V. Pergeseran Aliansi dan Ambisi Kekuatan Regional
Di tengah semua konflik ini, kekuatan-kekuatan regional utama di Teluk Persia sedang menavigasi lanskap yang berubah dengan cepat:
- Arab Saudi: Di bawah kepemimpinan Putra Mahkota Mohammed bin Salman, Arab Saudi mengejar agenda ambisius "Vision 2030" yang bertujuan mendiversifikasi ekonomi dari minyak dan memodernisasi masyarakat. Riyadh telah menunjukkan pragmatisme dalam kebijakan luar negerinya, termasuk de-eskalasi yang mengejutkan dengan Iran yang dimediasi Tiongkok. Meskipun demikian, prospek normalisasi dengan Israel, yang sempat menjadi prioritas AS, kini terhenti akibat konflik Gaza. Arab Saudi berupaya menyeimbangkan ambisinya sebagai kekuatan regional dengan kehati-hatian dalam menghindari eskalasi yang lebih luas.
- Uni Emirat Arab (UEA): UEA terus memposisikan dirinya sebagai pusat ekonomi dan diplomatik regional, dengan kebijakan luar negeri yang asertif namun pragmatis.
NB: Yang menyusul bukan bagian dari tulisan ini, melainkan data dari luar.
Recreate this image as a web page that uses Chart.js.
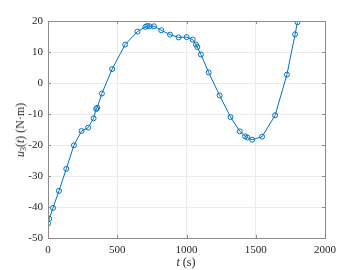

Mereka adalah salah satu penandatangan Abraham Accords, dan meskipun prihatin dengan konflik Gaza, mereka tetap menjaga jalur komunikasi dengan Israel.
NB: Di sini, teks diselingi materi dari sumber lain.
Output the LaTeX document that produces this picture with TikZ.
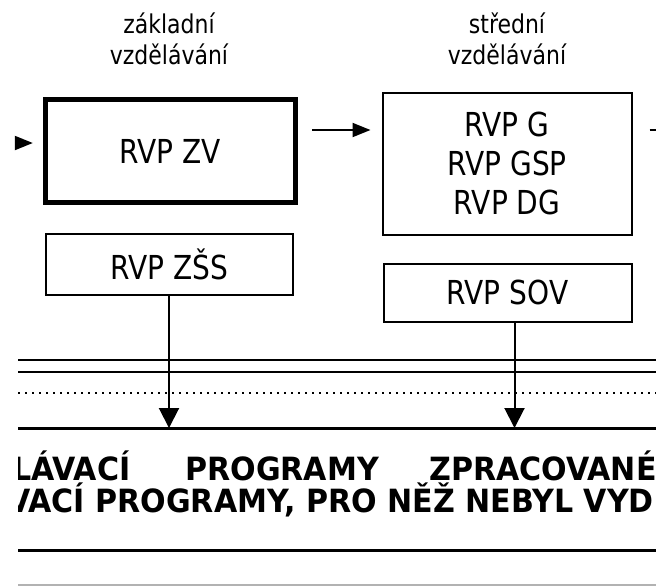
\documentclass[tikz,border=0pt]{standalone}
\usepackage{fontspec}
\setmainfont{DejaVu Sans}
\newfontfamily\narrowfont[FakeStretch=0.85]{DejaVu Sans}
\newfontfamily\bannerfont[FakeStretch=0.94]{DejaVu Sans Bold}
\usetikzlibrary{arrows.meta}

\tikzset{
  rvp/.style={draw, line width=1.5pt, inner sep=0pt, align=center,
    font=\narrowfont\fontsize{24.75}{29.25}\selectfont},
  level/.style={inner sep=0pt, align=center,
    font=\narrowfont\fontsize{19.4}{23.25}\selectfont},
  flow/.style={line width=1.5pt, -{Triangle[length=13.5pt,width=10.5pt]}},
  drop/.style={line width=1.5pt, -{Triangle[length=15pt,width=15pt]}},
  rule/.style={line width=1.9pt},
  banner/.style={inner sep=0pt, anchor=base west,
    font=\bannerfont\fontsize{24}{24}\selectfont},
}

\begin{document}
\begin{tikzpicture}[x=0.75pt,y=0.75pt,yscale=-1,xscale=1]
\useasboundingbox (0,0) rectangle (656,587);

% level headings
\node[level] (zakl) at (169,39) {základní\\vzdělávání};
\node[level] (stred) at (507,39) {střední\\vzdělávání};

% boxes
\node[rvp, line width=4pt, minimum width=187.5pt, minimum height=77.25pt] (zv) at (170.5,151) {RVP ZV};
\node[rvp, minimum width=186.75pt, minimum height=106.5pt] (g) at (507,163.5) {RVP G\\RVP GSP\\RVP DG};
\node[rvp, minimum width=185.25pt, minimum height=45.75pt] (zss) at (169,264) {RVP ZŠS};
\node[rvp, minimum width=186pt, minimum height=43.5pt] (sov) at (507.5,292.5) {RVP SOV};

% cut connectors along the top row
\coordinate (in) at (15,143);
\coordinate (mid) at (0,130);
\coordinate (out) at (656,130);
\draw[flow, shorten >=7.5pt] (in) -- (in -| zv.west);
\draw[flow, shorten <=10.5pt, shorten >=8.25pt] (zv.east |- mid) -- (g.west |- mid);
\draw[line width=1.5pt, shorten <=12.75pt] (g.east |- out) -- (out);

% rules
\coordinate (target) at (18,428);
\draw[rule] (18,360) -- (656,360);
\draw[rule] (18,372) -- (656,372);
\draw[line width=1.8pt, dash pattern=on 1.8pt off 3.45pt] (18,393) -- (656,393);
\draw[rule, line width=2.25pt] (target) -- (656,428);
\draw[rule, line width=2.25pt] (18,550) -- (656,550);
\draw[rule, gray!60] (18,585) -- (656,585);

\draw[drop] (zss.south) -- (zss.south |- target);
\draw[drop] ([xshift=5.25pt]sov.south) -- ([xshift=5.25pt]sov.south |- target);

% banner text, cut at the edges
\begin{scope}
\clip (18,440) rectangle (656,530);
\node[banner] (w1) at (12,480) {LÁVACÍ};
\node[banner] (w2) at (185,480) {PROGRAMY};
\node[banner] (w3) at (429,480) {ZPRACOVANÉ};
\node[banner] (w4) at (7,512) {VACÍ PROGRAMY, PRO NĚŽ NEBYL VYD};
\end{scope}

\end{tikzpicture}
\end{document}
- Turki: Turki, di bawah Presiden Erdogan, terus mengejar kebijakan luar negeri yang independen dan asertif, memproyeksikan kekuatannya di Suriah, Irak, Libya, dan Mediterania Timur. Hubungannya dengan NATO dan Barat sering kali tegang, namun Ankara tetap menjadi pemain kunci yang tidak dapat diabaikan.
VI. Intervensi Kekuatan Eksternal: Kompetisi Geopolitik Global
Timur Tengah tetap menjadi arena penting bagi kompetisi kekuatan besar:
- Amerika Serikat: Meskipun ada persepsi tentang "pivot" AS ke Asia, Washington tetap menjadi pemain militer dan diplomatik terbesar di Timur Tengah. AS berupaya menyeimbangkan dukungannya untuk Israel, memerangi terorisme, menjaga keamanan jalur energi, dan menahan pengaruh Iran. Namun, pendekatan AS sering kali dikritik karena kurangnya strategi jangka panjang yang koheren.
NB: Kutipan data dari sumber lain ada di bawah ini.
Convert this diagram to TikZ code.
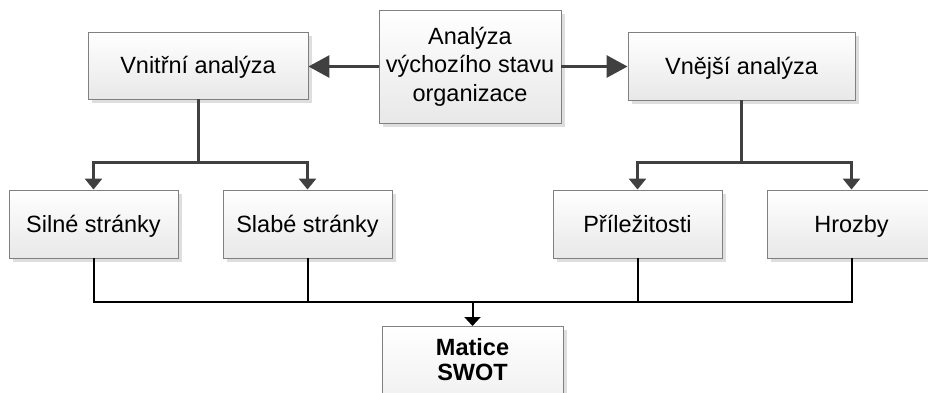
\documentclass[tikz,border=0pt]{standalone}
\usepackage{fontspec}
\setmainfont{Liberation Sans}
\usetikzlibrary{arrows.meta,shadows}
\definecolor{linegray}{HTML}{404040}
\definecolor{boxedge}{HTML}{808080}
\tikzset{
  box/.style={rectangle, draw=boxedge, line width=0.9pt,
    top color=white, bottom color=black!9,
    drop shadow={shadow xshift=4pt, shadow yshift=-4pt, fill=black!13, opacity=1},
    align=center, inner sep=0pt,
    font=\fontsize{23.5}{28.5}\selectfont},
  oneline/.style={text height=20pt, text depth=3.2pt},
  bigarrow/.style={draw=linegray, line width=3pt,
    -{Triangle[length=21pt,width=22pt]}},
  branch/.style={draw=linegray, line width=3pt,
    -{Triangle[length=11pt,width=17pt]}},
  feed/.style={draw=black, line width=2pt},
  feedarrow/.style={draw=black, line width=2pt,
    -{Triangle[length=9pt,width=16pt]}},
}
\begin{document}
\begin{tikzpicture}[x=1pt,y=-1pt]
  \useasboundingbox (0,0) rectangle (928,392);
  \clip (0,0) rectangle (928,392);

  % analysis boxes
  \node[box, minimum width=182pt, minimum height=113pt] (start) at (470,66.5)
    {Analýza\\výchozího stavu\\organizace};
  \node[box, oneline, minimum width=220pt, minimum height=67pt] (vnitr) at (198,65.5) {Vnitřní analýza};
  \node[box, oneline, minimum width=227pt, minimum height=68pt] (vnej) at (741.5,66) {Vnější analýza};

  % SWOT components
  \node[box, oneline, minimum width=169pt, minimum height=68pt] (silne) at (93.5,224) {Silné stránky};
  \node[box, oneline, minimum width=169pt, minimum height=68pt] (slabe) at (307.5,224) {Slabé stránky};
  \node[box, oneline, minimum width=169pt, minimum height=68pt] (prile) at (637.5,224) {Příležitosti};
  \node[box, oneline, minimum width=169pt, minimum height=68pt] (hroz) at (851.5,224) {Hrozby};

  % result (lower part runs past the page edge)
  \node[box, anchor=north, font=\fontsize{23.5}{25.5}\selectfont\bfseries] (swot) at (472.5,326)
    {\parbox[c][114pt][t]{181pt}{\centering\vspace*{12pt}Matice\\SWOT}};

  % junction points
  \coordinate (lsplit) at (198,162);
  \coordinate (rsplit) at (741.5,162);
  \coordinate (bus) at (472.5,302);

  % split of the starting analysis
  \draw[bigarrow] (start.west) -- (start.west -| vnitr.east);
  \draw[bigarrow] (start.east) -- (start.east -| vnej.west);

  % internal analysis branches
  \draw[draw=linegray, line width=3pt] (vnitr.south) -- (lsplit);
  \draw[branch] (lsplit) -| (silne.north);
  \draw[branch] (lsplit) -| (slabe.north);

  % external analysis branches
  \draw[draw=linegray, line width=3pt] (vnej.south) -- (rsplit);
  \draw[branch] (rsplit) -| (prile.north);
  \draw[branch] (rsplit) -| (hroz.north);

  % collecting bus into the matrix
  \draw[feed] (silne.south) |- (bus);
  \draw[feed] (hroz.south) |- (bus);
  \draw[feed] (slabe.south) -- (slabe.south |- bus);
  \draw[feed] (prile.south) -- (prile.south |- bus);
  \draw[feedarrow] (bus) -- (swot.north);
\end{tikzpicture}
\end{document}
- Rusia: Rusia telah mengukuhkan posisinya sebagai pemain kunci, terutama melalui intervensi militernya di Suriah dan hubungannya dengan Iran. Moskow berusaha untuk menantang hegemoni AS di kawasan dan memperluas pengaruhnya melalui penjualan senjata dan kerja sama energi.
- Tiongkok: Tiongkok semakin meningkatkan jejak ekonominya di Timur Tengah melalui inisiatif Sabuk dan Jalan (BRI) dan investasi energi. Peran Tiongkok sebagai mediator dalam kesepakatan Arab Saudi-Iran menunjukkan ambisinya untuk menjadi pemain diplomatik yang lebih besar, meskipun masih menghindari keterlibatan militer langsung.
- Eropa: Negara-negara Eropa memiliki kepentingan besar dalam stabilitas Timur Tengah, terutama karena kedekatan geografis, ketergantungan energi, dan masalah migrasi. Namun, Eropa sering kali kesulitan untuk menyajikan front diplomatik yang bersatu dan efektif.
Kesimpulan: Masa Depan yang Tidak Pasti
Timur Tengah saat ini berada dalam periode transformasi yang bergejolak, di mana konflik lama berinteraksi dengan tantangan baru. Konflik Gaza telah menjadi titik nyala yang memicu eskalasi regional, memperkuat jaringan proksi Iran, dan mengganggu stabilitas maritim global. Ambisi kekuatan regional dan persaingan kekuatan besar semakin memperumit lanskap, menciptakan lingkaran setan kekerasan dan ketidakpastian.
Tidak ada solusi cepat untuk masalah-masalah yang mengakar di kawasan ini. Jalan menuju stabilitas dan perdamaian akan membutuhkan upaya diplomatik yang gigih, reformasi internal yang signifikan di negara-negara yang berkonflik, dan manajemen yang hati-hati terhadap intervensi eksternal. Namun, dengan dinamika yang terus berubah dan ketidakpercayaan yang mendalam antar aktor, Timur Tengah kemungkinan akan tetap menjadi episentrum turbulensi geopolitik untuk waktu yang akan datang, dengan implikasi global yang tidak dapat diabaikan.